Canelo
Cruce de vías ·
No es habitual que dediquen calles a los mejores amigos, ni a los seres más fieles, ni a los perros. Ni tampoco es habitual que una amistad permanezca presente después de la muerte.Me pregunto lo que pasó por la cabeza de Canelo durante los doce años que estuvo delante del Hospital Puerta del Mar de Cádiz esperando ... la salida de su amo. El hombre acudió al hospital con su perro como hacía habitualmente para someterse a un tratamiento de diálisis, pero surgieron complicaciones y hubo que ingresarlo. A los pocos días murió y seguramente nadie le dijo al perro lo que había ocurrido. Tal vez alguien le diera la noticia, pero Canelo decidió permanecer esperando por si acaso se producía el milagro. Quizá pensó que la puerta del hospital era el lugar en el que ambos podían estar más próximos el uno del otro. Una frontera entre la vida y la muerte que cualquier día la podría atravesar. Además él estaba habituado a esperar fuera, al otro lado, lo hacía en los supermercados, la panadería, la farmacia y un montón de sitios más. Tampoco tenía sentido volver a casa porque Canelo no sabía cocinar, ni hacer la cama, ni poner la tele, ni ducharse, ni limpiar el suelo, ni pagar las facturas. Esas tareas cotidianas que los perros ignoran. La vida sin el amo carecía de sentido, así que decidió moverse alrededor del hospital sin perderlo de vista hasta que llegara el día en el que consiguieran volver a reunirse.

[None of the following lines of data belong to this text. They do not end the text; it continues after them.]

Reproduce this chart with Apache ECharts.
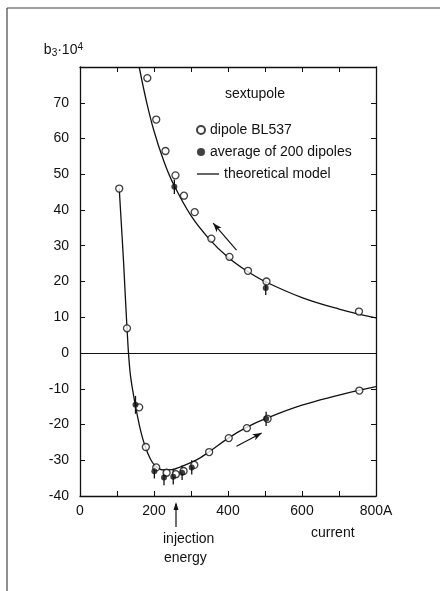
<!DOCTYPE html>
<html>
<head>
<meta charset="utf-8">
<script src="https://cdn.jsdelivr.net/npm/echarts@6/dist/echarts.min.js"></script>
<style>
  html, body { margin: 0; padding: 0; background: #fff; }
  #chart { width: 440px; height: 591px; }
</style>
</head>
<body>
<div id="chart"></div>
<script>
// values: [current (A), b3 * 1e4]
const dipoleBL537 = [
  [182, 76.9], [206, 65.3], [231, 56.5], [258, 49.7], [281, 44.0], [310, 39.4],
  [355, 32.0], [404, 26.9], [454, 23.0], [504, 20.0], [754, 11.6],
  [106, 46.0], [127, 6.9], [160, -15.2], [178, -26.3], [206, -32.0], [234, -33.5],
  [259, -33.9], [280, -33.0], [309, -31.3], [349, -27.7], [402, -23.8],
  [451, -21.0], [507, -18.4], [755, -10.5]
];
const average200 = [
  [255, 46.5], [502, 18.2], [150, -14.5], [201, -33.1], [227, -34.8],
  [252, -34.6], [276, -33.5], [302, -32.0], [503, -18.4]
];
const averageErr = [2, 2, 2.5, 2, 2.2, 2.2, 2, 2, 2];

const modelUp = [
  [160, 80], [180, 70.2], [200, 62.1], [225, 54.1], [250, 47.8], [300, 38.4],
  [350, 31.8], [400, 26.8], [450, 23.0], [500, 20.0], [600, 15.5], [700, 12.3], [800, 9.8]
];
const modelDown = [
  [106, 46], [118, 25], [127, 7], [135, -5], [145, -12], [155, -17.5], [165, -22.2],
  [176, -26.1], [190, -29.6], [203, -31.5], [225, -32.7], [250, -32.6], [270, -31.9],
  [315, -29.9], [351, -27.5], [401, -23.8], [450, -20.8], [503, -18.3], [600, -14.6],
  [700, -11.8], [755, -10.4], [800, -9.4]
];

const xTicks = [0, 200, 400, 600, 800];
const font = 'Liberation Sans';
const ink = '#111';

const frameAxis = {
  axisLine: { onZero: false, lineStyle: { color: ink, width: 1.3 } },
  axisTick: { inside: true, length: 5, lineStyle: { color: ink } },
  splitLine: { show: false }
};

const chart = echarts.init(document.getElementById('chart'));

chart.setOption({
  animation: false,
  backgroundColor: '#fff',
  textStyle: { fontFamily: font, color: ink },
  grid: { left: 80, right: 64, top: 67, bottom: 95 },
  xAxis: [Object.assign({
    type: 'value', min: 0, max: 800, interval: 100,
    axisLabel: {
      margin: 8, fontSize: 14, color: ink, fontFamily: font,
      formatter: v => xTicks.indexOf(v) < 0 ? '' : (v === 800 ? '800A' : String(v))
    }
  }, frameAxis), Object.assign({
    type: 'value', min: 0, max: 800, interval: 100, position: 'top',
    axisLabel: { show: false }
  }, frameAxis)],
  yAxis: [Object.assign({
    type: 'value', min: -40, max: 80, interval: 10,
    name: '{b|b}{s|3}{b|·10}{p|4}',
    nameLocation: 'end', nameGap: 8,
    nameTextStyle: {
      align: 'right', padding: [0, -3, 0, 0],
      rich: {
        b: { fontSize: 14, fontFamily: font, color: ink },
        s: { fontSize: 10, fontFamily: font, color: ink, padding: [6, 0, 0, 0] },
        p: { fontSize: 10, fontFamily: font, color: ink, padding: [0, 0, 7, 0] }
      }
    },
    axisLabel: {
      margin: 11, fontSize: 14, color: ink, fontFamily: font,
      formatter: v => v === 80 ? '' : String(v)
    }
  }, frameAxis), Object.assign({
    type: 'value', min: -40, max: 80, interval: 10, position: 'right',
    axisLabel: { show: false }
  }, frameAxis)],
  legend: [{
    data: ['dipole BL537', 'average of 200 dipoles'],
    orient: 'vertical', left: 191, top: 118,
    itemWidth: 8, itemHeight: 8, itemGap: 8,
    textStyle: { fontSize: 14, lineHeight: 14, fontFamily: font, color: ink },
    selectedMode: false
  }, {
    data: [{ name: 'theoretical model', icon: 'rect', itemStyle: { color: ink } }],
    orient: 'vertical', left: 192, top: 162,
    itemWidth: 22, itemHeight: 1.3,
    textStyle: { fontSize: 14, lineHeight: 14, fontFamily: font, color: ink },
    selectedMode: false
  }],
  graphic: [
    { type: 'line', shape: { x1: 7, y1: 8, x2: 7, y2: 591 }, style: { stroke: '#444', lineWidth: 1.2 } },
    { type: 'line', shape: { x1: 7, y1: 8, x2: 440, y2: 8 }, style: { stroke: '#444', lineWidth: 1.2 } },
    { type: 'text', left: 225, top: 87, style: { text: 'sextupole', font: '14px "Liberation Sans"', fill: ink } },
    { type: 'text', left: 311, top: 526, style: { text: 'current', font: '14px "Liberation Sans"', fill: ink } },
    { type: 'text', left: 163, top: 532, style: { text: 'injection', font: '14px "Liberation Sans"', fill: ink } },
    { type: 'text', left: 164, top: 551, style: { text: 'energy', font: '14px "Liberation Sans"', fill: ink } },
    { type: 'line', shape: { x1: 176, y1: 504, x2: 176, y2: 527 }, style: { stroke: ink, lineWidth: 1.2 } },
    { type: 'polygon', shape: { points: [[176, 502], [173.5, 510], [178.5, 510]] }, style: { fill: ink } }
  ],
  series: [{
    name: 'theoretical model', type: 'line', data: modelUp,
    smooth: 0.4, symbol: 'none', color: ink,
    lineStyle: { color: ink, width: 1.3 },
    markLine: {
      silent: true, symbol: 'none', label: { show: false },
      lineStyle: { color: ink, width: 1.2, type: 'solid' },
      data: [
        { yAxis: 0 },
        [{ coord: [360, 36.3], symbol: 'arrow', symbolSize: [5, 9] }, { coord: [423, 28.8], symbol: 'none' }],
        [{ coord: [423, -26.1], symbol: 'none' }, { coord: [491, -22.4], symbol: 'arrow', symbolSize: [5, 9] }]
      ]
    }
  }, {
    name: 'theoretical model', type: 'line', data: modelDown,
    smooth: 0.4, symbol: 'none', color: ink,
    lineStyle: { color: ink, width: 1.3 }
  }, {
    name: 'error', type: 'custom',
    data: average200.map((p, i) => [p[0], p[1] - averageErr[i], p[1] + averageErr[i]]),
    renderItem: (params, api) => {
      const a = api.coord([api.value(0), api.value(1)]);
      const b = api.coord([api.value(0), api.value(2)]);
      return { type: 'line', shape: { x1: a[0], y1: a[1], x2: b[0], y2: b[1] }, style: { stroke: ink, lineWidth: 1.3 } };
    },
    z: 3
  }, {
    name: 'dipole BL537', type: 'scatter', data: dipoleBL537,
    symbol: 'circle', symbolSize: 7,
    itemStyle: { color: '#fff', borderColor: ink, borderWidth: 1.3 }, z: 4
  }, {
    name: 'average of 200 dipoles', type: 'scatter', data: average200,
    symbol: 'circle', symbolSize: 6,
    itemStyle: { color: ink }, z: 5
  }]
});
</script>
</body>
</html>
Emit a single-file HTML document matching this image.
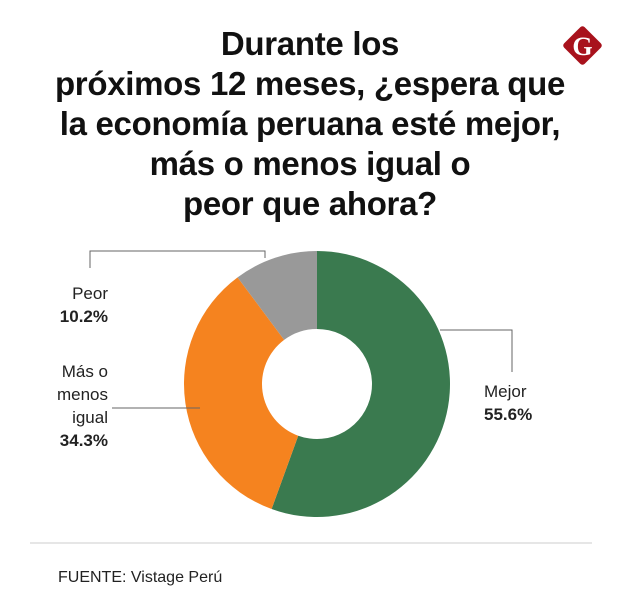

Canelo fue forjando una entrañable relación con las personas que todos los días iban a saludarlo y llevarle algún detalle. Sin duda se sentía triste, la expresión de sus ojos lo delataba, pero el hecho de compartir la pena con las numerosas personas que acudían a darle ánimos mitigaba el dolor. Nadie había conocido a ningún ser vivo tan fiel como Canelo. El azar quiso que un viejo amigo trabajara en el Hospital Puerta del Mar y me invitara a pasar un fin de semana en su casa. Un sábado por la mañana del mes de diciembre fuimos juntos a verlo. Canelo estaba tendido sobre unos cartones junto a la puerta del hospital. Me miró como si ya nos conociéramos. Le faltó decir: «Aquí estoy, descontando los días que quedan para el gran encuentro». Cualquiera en su lugar hubiera renegado de la angustia que el destino le había deparado: ¡Perra vida! Sin embargo él afrontaba el futuro con paciencia y esperanza. Me senté a su lado y por un momento tuve la sensación de que los dos éramos perros vagabundos. Lo acaricié como solo se acaricia a los animales domésticos, no importa la edad que tengan. Como se acaricia la inocencia.
A menudo me comunicaba por teléfono con mi amigo de Cádiz, hablábamos de nuestras cosas y antes de colgar le preguntaba por Canelo. Hasta que un día llamó para decirme que Canelo había muerto. «Ayer lo atropelló un coche cuando cruzaba un paso de cebra. El conductor se dio a la fuga», dijo. Al recibir la noticia, me quedé callado un instante. En ese breve intervalo de tiempo tuve la intuición de que la muerte de Canelo no era un accidente. Lo imaginé cansado, sin otra posibilidad de cruzar la frontera que arrojándose a la calzada. ¿Acaso alguien duda que los perros tienen pensamientos insondables?
Después le dedicaron una calle con su nombre. La calle está al lado del hospital donde Canelo mantuvo durante doce años la esperanza de volver a reunirse con su amo. A lo largo de ese tiempo fue como si él también estuviera encerrado en una habitación al aire libre. Una triste sala de espera. Como si estuviera muerto pero sin dejar de pensar. No es habitual que dediquen calles a los mejores amigos, ni a los seres más fieles, ni a los perros. Ni tampoco es habitual que una amistad permanezca presente después de la muerte. Una convivencia sin ruido en este mundo estridente, una relación silenciosa y profunda como las raíces de los árboles y la vida secreta de las plantas.